══ RAW DATA

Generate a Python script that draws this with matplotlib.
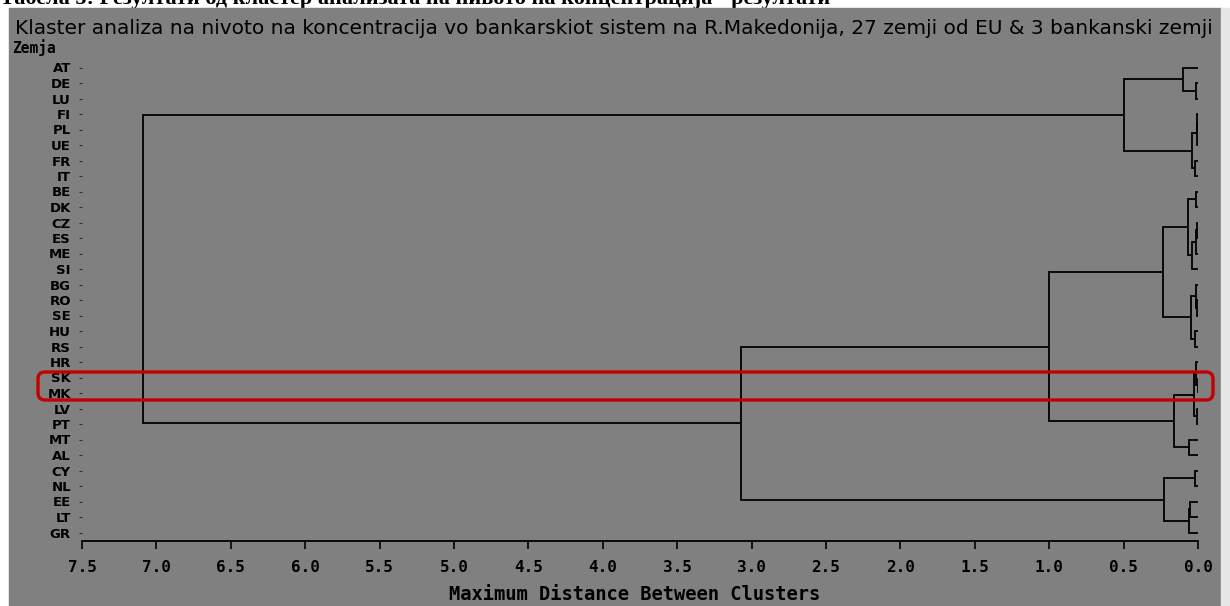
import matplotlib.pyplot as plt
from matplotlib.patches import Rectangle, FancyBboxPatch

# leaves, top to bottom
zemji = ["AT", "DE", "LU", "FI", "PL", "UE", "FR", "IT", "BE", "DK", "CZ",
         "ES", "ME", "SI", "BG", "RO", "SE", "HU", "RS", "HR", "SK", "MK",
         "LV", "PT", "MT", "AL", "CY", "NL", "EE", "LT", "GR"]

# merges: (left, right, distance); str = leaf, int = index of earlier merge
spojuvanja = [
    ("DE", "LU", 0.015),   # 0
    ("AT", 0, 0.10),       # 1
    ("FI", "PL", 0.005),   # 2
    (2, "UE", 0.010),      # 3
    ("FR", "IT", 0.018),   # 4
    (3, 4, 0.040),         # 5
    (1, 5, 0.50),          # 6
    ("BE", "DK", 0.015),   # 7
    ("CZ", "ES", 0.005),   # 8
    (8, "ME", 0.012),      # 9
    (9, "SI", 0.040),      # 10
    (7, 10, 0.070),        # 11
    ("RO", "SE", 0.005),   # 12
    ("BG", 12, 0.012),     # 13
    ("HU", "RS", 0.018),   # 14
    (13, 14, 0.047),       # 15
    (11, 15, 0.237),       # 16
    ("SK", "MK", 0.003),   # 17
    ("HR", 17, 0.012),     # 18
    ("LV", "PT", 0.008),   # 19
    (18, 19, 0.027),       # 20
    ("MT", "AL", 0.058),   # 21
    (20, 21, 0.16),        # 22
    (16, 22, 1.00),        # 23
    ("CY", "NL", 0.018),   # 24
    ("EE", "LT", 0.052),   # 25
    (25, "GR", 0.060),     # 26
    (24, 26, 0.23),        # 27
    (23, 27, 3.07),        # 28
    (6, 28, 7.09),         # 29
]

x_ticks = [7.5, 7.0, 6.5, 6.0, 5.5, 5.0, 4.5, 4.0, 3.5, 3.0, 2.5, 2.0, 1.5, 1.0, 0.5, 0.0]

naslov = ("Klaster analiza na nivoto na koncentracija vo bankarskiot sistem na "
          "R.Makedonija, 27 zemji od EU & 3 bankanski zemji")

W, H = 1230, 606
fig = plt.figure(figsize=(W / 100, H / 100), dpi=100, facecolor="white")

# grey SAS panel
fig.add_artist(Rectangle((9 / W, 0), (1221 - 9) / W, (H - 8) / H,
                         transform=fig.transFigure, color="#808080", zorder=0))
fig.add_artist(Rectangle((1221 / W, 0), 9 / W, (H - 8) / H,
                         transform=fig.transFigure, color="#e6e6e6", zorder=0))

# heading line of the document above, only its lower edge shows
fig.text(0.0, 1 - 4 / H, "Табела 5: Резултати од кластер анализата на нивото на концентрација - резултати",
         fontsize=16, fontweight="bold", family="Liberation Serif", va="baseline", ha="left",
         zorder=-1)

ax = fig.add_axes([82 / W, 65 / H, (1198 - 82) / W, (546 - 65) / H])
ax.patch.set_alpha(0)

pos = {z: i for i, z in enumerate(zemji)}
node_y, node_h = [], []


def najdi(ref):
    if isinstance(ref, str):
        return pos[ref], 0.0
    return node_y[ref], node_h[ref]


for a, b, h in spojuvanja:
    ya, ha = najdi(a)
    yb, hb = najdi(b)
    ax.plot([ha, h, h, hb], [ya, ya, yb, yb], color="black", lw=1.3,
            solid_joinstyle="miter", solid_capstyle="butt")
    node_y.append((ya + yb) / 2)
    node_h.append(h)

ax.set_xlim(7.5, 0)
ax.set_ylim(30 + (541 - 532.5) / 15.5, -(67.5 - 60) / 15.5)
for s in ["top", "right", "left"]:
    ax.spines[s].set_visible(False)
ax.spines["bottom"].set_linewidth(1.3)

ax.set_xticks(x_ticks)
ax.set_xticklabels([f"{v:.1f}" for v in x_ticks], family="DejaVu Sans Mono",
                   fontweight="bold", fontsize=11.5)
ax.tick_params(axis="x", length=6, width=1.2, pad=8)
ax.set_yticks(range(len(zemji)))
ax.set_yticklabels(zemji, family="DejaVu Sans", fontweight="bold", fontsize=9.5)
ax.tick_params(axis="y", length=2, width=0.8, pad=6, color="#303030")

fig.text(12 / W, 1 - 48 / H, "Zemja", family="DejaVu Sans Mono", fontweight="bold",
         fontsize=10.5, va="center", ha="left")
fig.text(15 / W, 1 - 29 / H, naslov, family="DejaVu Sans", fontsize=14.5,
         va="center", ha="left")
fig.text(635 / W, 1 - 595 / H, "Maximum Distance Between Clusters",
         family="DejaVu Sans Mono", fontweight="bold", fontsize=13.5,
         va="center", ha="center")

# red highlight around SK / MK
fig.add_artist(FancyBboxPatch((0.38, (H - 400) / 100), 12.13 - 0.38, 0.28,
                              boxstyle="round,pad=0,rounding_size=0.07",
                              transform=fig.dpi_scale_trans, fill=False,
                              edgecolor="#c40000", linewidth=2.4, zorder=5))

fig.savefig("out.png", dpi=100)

════

GIVEN PROBLEM: Copy all the data exactly as written, but skip any picture.

TASK SOLUTION:
Generate a Python script that draws this with matplotlib.
import matplotlib.pyplot as plt
from matplotlib.patches import Rectangle, FancyBboxPatch

# leaves, top to bottom
zemji = ["AT", "DE", "LU", "FI", "PL", "UE", "FR", "IT", "BE", "DK", "CZ",
         "ES", "ME", "SI", "BG", "RO", "SE", "HU", "RS", "HR", "SK", "MK",
         "LV", "PT", "MT", "AL", "CY", "NL", "EE", "LT", "GR"]

# merges: (left, right, distance); str = leaf, int = index of earlier merge
spojuvanja = [
    ("DE", "LU", 0.015),   # 0
    ("AT", 0, 0.10),       # 1
    ("FI", "PL", 0.005),   # 2
    (2, "UE", 0.010),      # 3
    ("FR", "IT", 0.018),   # 4
    (3, 4, 0.040),         # 5
    (1, 5, 0.50),          # 6
    ("BE", "DK", 0.015),   # 7
    ("CZ", "ES", 0.005),   # 8
    (8, "ME", 0.012),      # 9
    (9, "SI", 0.040),      # 10
    (7, 10, 0.070),        # 11
    ("RO", "SE", 0.005),   # 12
    ("BG", 12, 0.012),     # 13
    ("HU", "RS", 0.018),   # 14
    (13, 14, 0.047),       # 15
    (11, 15, 0.237),       # 16
    ("SK", "MK", 0.003),   # 17
    ("HR", 17, 0.012),     # 18
    ("LV", "PT", 0.008),   # 19
    (18, 19, 0.027),       # 20
    ("MT", "AL", 0.058),   # 21
    (20, 21, 0.16),        # 22
    (16, 22, 1.00),        # 23
    ("CY", "NL", 0.018),   # 24
    ("EE", "LT", 0.052),   # 25
    (25, "GR", 0.060),     # 26
    (24, 26, 0.23),        # 27
    (23, 27, 3.07),        # 28
    (6, 28, 7.09),         # 29
]

x_ticks = [7.5, 7.0, 6.5, 6.0, 5.5, 5.0, 4.5, 4.0, 3.5, 3.0, 2.5, 2.0, 1.5, 1.0, 0.5, 0.0]

naslov = ("Klaster analiza na nivoto na koncentracija vo bankarskiot sistem na "
          "R.Makedonija, 27 zemji od EU & 3 bankanski zemji")

W, H = 1230, 606
fig = plt.figure(figsize=(W / 100, H / 100), dpi=100, facecolor="white")

# grey SAS panel
fig.add_artist(Rectangle((9 / W, 0), (1221 - 9) / W, (H - 8) / H,
                         transform=fig.transFigure, color="#808080", zorder=0))
fig.add_artist(Rectangle((1221 / W, 0), 9 / W, (H - 8) / H,
                         transform=fig.transFigure, color="#e6e6e6", zorder=0))

# heading line of the document above, only its lower edge shows
fig.text(0.0, 1 - 4 / H, "Табела 5: Резултати од кластер анализата на нивото на концентрација - резултати",
         fontsize=16, fontweight="bold", family="Liberation Serif", va="baseline", ha="left",
         zorder=-1)

ax = fig.add_axes([82 / W, 65 / H, (1198 - 82) / W, (546 - 65) / H])
ax.patch.set_alpha(0)

pos = {z: i for i, z in enumerate(zemji)}
node_y, node_h = [], []


def najdi(ref):
    if isinstance(ref, str):
        return pos[ref], 0.0
    return node_y[ref], node_h[ref]


for a, b, h in spojuvanja:
    ya, ha = najdi(a)
    yb, hb = najdi(b)
    ax.plot([ha, h, h, hb], [ya, ya, yb, yb], color="black", lw=1.3,
            solid_joinstyle="miter", solid_capstyle="butt")
    node_y.append((ya + yb) / 2)
    node_h.append(h)

ax.set_xlim(7.5, 0)
ax.set_ylim(30 + (541 - 532.5) / 15.5, -(67.5 - 60) / 15.5)
for s in ["top", "right", "left"]:
    ax.spines[s].set_visible(False)
ax.spines["bottom"].set_linewidth(1.3)

ax.set_xticks(x_ticks)
ax.set_xticklabels([f"{v:.1f}" for v in x_ticks], family="DejaVu Sans Mono",
                   fontweight="bold", fontsize=11.5)
ax.tick_params(axis="x", length=6, width=1.2, pad=8)
ax.set_yticks(range(len(zemji)))
ax.set_yticklabels(zemji, family="DejaVu Sans", fontweight="bold", fontsize=9.5)
ax.tick_params(axis="y", length=2, width=0.8, pad=6, color="#303030")

fig.text(12 / W, 1 - 48 / H, "Zemja", family="DejaVu Sans Mono", fontweight="bold",
         fontsize=10.5, va="center", ha="left")
fig.text(15 / W, 1 - 29 / H, naslov, family="DejaVu Sans", fontsize=14.5,
         va="center", ha="left")
fig.text(635 / W, 1 - 595 / H, "Maximum Distance Between Clusters",
         family="DejaVu Sans Mono", fontweight="bold", fontsize=13.5,
         va="center", ha="center")

# red highlight around SK / MK
fig.add_artist(FancyBboxPatch((0.38, (H - 400) / 100), 12.13 - 0.38, 0.28,
                              boxstyle="round,pad=0,rounding_size=0.07",
                              transform=fig.dpi_scale_trans, fill=False,
                              edgecolor="#c40000", linewidth=2.4, zorder=5))

fig.savefig("out.png", dpi=100)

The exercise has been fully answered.